##### Recorded data #####

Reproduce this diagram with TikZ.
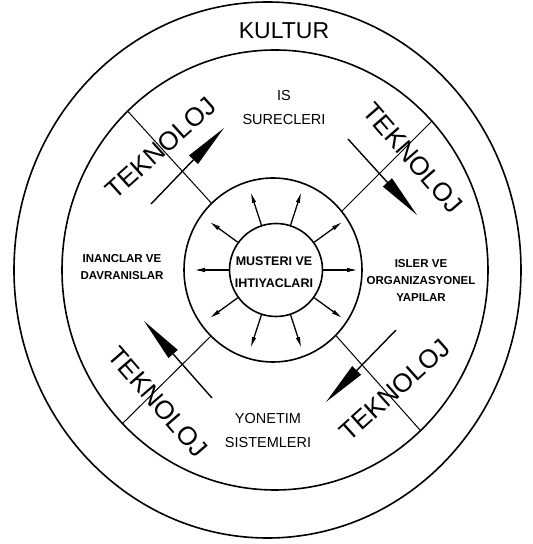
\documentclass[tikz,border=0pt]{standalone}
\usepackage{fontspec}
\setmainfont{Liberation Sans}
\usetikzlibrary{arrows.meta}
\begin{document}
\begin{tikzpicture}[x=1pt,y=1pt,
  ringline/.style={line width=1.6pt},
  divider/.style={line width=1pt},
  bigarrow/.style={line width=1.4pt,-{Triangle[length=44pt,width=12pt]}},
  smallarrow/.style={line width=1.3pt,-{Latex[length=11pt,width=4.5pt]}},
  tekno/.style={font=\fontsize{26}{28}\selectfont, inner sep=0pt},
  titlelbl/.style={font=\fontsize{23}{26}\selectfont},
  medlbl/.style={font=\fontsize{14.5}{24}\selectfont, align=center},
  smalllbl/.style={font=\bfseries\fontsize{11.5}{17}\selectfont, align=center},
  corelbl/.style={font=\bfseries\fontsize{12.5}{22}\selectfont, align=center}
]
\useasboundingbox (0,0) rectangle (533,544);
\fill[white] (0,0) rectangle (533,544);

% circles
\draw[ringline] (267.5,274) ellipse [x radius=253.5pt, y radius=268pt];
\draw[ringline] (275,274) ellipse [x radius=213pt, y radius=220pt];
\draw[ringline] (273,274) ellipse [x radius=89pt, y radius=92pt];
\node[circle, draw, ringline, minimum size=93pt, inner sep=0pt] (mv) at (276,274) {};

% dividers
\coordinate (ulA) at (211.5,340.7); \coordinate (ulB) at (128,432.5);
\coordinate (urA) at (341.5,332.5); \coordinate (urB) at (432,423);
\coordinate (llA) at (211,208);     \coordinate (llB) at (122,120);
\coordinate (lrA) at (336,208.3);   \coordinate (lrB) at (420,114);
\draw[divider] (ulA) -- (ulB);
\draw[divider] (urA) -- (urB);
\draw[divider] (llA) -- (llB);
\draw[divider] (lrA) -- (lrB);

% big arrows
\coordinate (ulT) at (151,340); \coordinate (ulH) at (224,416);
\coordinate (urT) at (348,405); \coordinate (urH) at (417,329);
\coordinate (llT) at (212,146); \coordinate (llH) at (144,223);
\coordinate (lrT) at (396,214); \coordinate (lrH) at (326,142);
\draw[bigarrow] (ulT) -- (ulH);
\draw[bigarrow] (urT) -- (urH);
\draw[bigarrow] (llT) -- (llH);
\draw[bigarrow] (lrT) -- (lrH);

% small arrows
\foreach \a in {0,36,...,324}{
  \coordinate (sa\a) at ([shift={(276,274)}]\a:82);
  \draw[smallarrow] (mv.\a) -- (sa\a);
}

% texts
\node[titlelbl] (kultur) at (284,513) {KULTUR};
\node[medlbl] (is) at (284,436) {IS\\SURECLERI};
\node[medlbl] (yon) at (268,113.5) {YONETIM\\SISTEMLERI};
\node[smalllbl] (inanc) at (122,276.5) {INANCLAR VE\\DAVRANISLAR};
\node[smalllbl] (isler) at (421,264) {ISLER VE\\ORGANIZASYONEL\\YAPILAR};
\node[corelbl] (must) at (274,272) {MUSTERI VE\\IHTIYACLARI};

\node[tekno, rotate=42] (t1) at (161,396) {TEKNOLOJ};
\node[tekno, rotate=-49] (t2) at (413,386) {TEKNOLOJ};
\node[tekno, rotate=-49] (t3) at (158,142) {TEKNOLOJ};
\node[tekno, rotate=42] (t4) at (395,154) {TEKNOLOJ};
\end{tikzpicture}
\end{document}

#####

**What you will do**.
Set down the material above as is, without any pictures.

**Full output**.
Reproduce this diagram with TikZ.
\documentclass[tikz,border=0pt]{standalone}
\usepackage{fontspec}
\setmainfont{Liberation Sans}
\usetikzlibrary{arrows.meta}
\begin{document}
\begin{tikzpicture}[x=1pt,y=1pt,
  ringline/.style={line width=1.6pt},
  divider/.style={line width=1pt},
  bigarrow/.style={line width=1.4pt,-{Triangle[length=44pt,width=12pt]}},
  smallarrow/.style={line width=1.3pt,-{Latex[length=11pt,width=4.5pt]}},
  tekno/.style={font=\fontsize{26}{28}\selectfont, inner sep=0pt},
  titlelbl/.style={font=\fontsize{23}{26}\selectfont},
  medlbl/.style={font=\fontsize{14.5}{24}\selectfont, align=center},
  smalllbl/.style={font=\bfseries\fontsize{11.5}{17}\selectfont, align=center},
  corelbl/.style={font=\bfseries\fontsize{12.5}{22}\selectfont, align=center}
]
\useasboundingbox (0,0) rectangle (533,544);
\fill[white] (0,0) rectangle (533,544);

% circles
\draw[ringline] (267.5,274) ellipse [x radius=253.5pt, y radius=268pt];
\draw[ringline] (275,274) ellipse [x radius=213pt, y radius=220pt];
\draw[ringline] (273,274) ellipse [x radius=89pt, y radius=92pt];
\node[circle, draw, ringline, minimum size=93pt, inner sep=0pt] (mv) at (276,274) {};

% dividers
\coordinate (ulA) at (211.5,340.7); \coordinate (ulB) at (128,432.5);
\coordinate (urA) at (341.5,332.5); \coordinate (urB) at (432,423);
\coordinate (llA) at (211,208);     \coordinate (llB) at (122,120);
\coordinate (lrA) at (336,208.3);   \coordinate (lrB) at (420,114);
\draw[divider] (ulA) -- (ulB);
\draw[divider] (urA) -- (urB);
\draw[divider] (llA) -- (llB);
\draw[divider] (lrA) -- (lrB);

% big arrows
\coordinate (ulT) at (151,340); \coordinate (ulH) at (224,416);
\coordinate (urT) at (348,405); \coordinate (urH) at (417,329);
\coordinate (llT) at (212,146); \coordinate (llH) at (144,223);
\coordinate (lrT) at (396,214); \coordinate (lrH) at (326,142);
\draw[bigarrow] (ulT) -- (ulH);
\draw[bigarrow] (urT) -- (urH);
\draw[bigarrow] (llT) -- (llH);
\draw[bigarrow] (lrT) -- (lrH);

% small arrows
\foreach \a in {0,36,...,324}{
  \coordinate (sa\a) at ([shift={(276,274)}]\a:82);
  \draw[smallarrow] (mv.\a) -- (sa\a);
}

% texts
\node[titlelbl] (kultur) at (284,513) {KULTUR};
\node[medlbl] (is) at (284,436) {IS\\SURECLERI};
\node[medlbl] (yon) at (268,113.5) {YONETIM\\SISTEMLERI};
\node[smalllbl] (inanc) at (122,276.5) {INANCLAR VE\\DAVRANISLAR};
\node[smalllbl] (isler) at (421,264) {ISLER VE\\ORGANIZASYONEL\\YAPILAR};
\node[corelbl] (must) at (274,272) {MUSTERI VE\\IHTIYACLARI};

\node[tekno, rotate=42] (t1) at (161,396) {TEKNOLOJ};
\node[tekno, rotate=-49] (t2) at (413,386) {TEKNOLOJ};
\node[tekno, rotate=-49] (t3) at (158,142) {TEKNOLOJ};
\node[tekno, rotate=42] (t4) at (395,154) {TEKNOLOJ};
\end{tikzpicture}
\end{document}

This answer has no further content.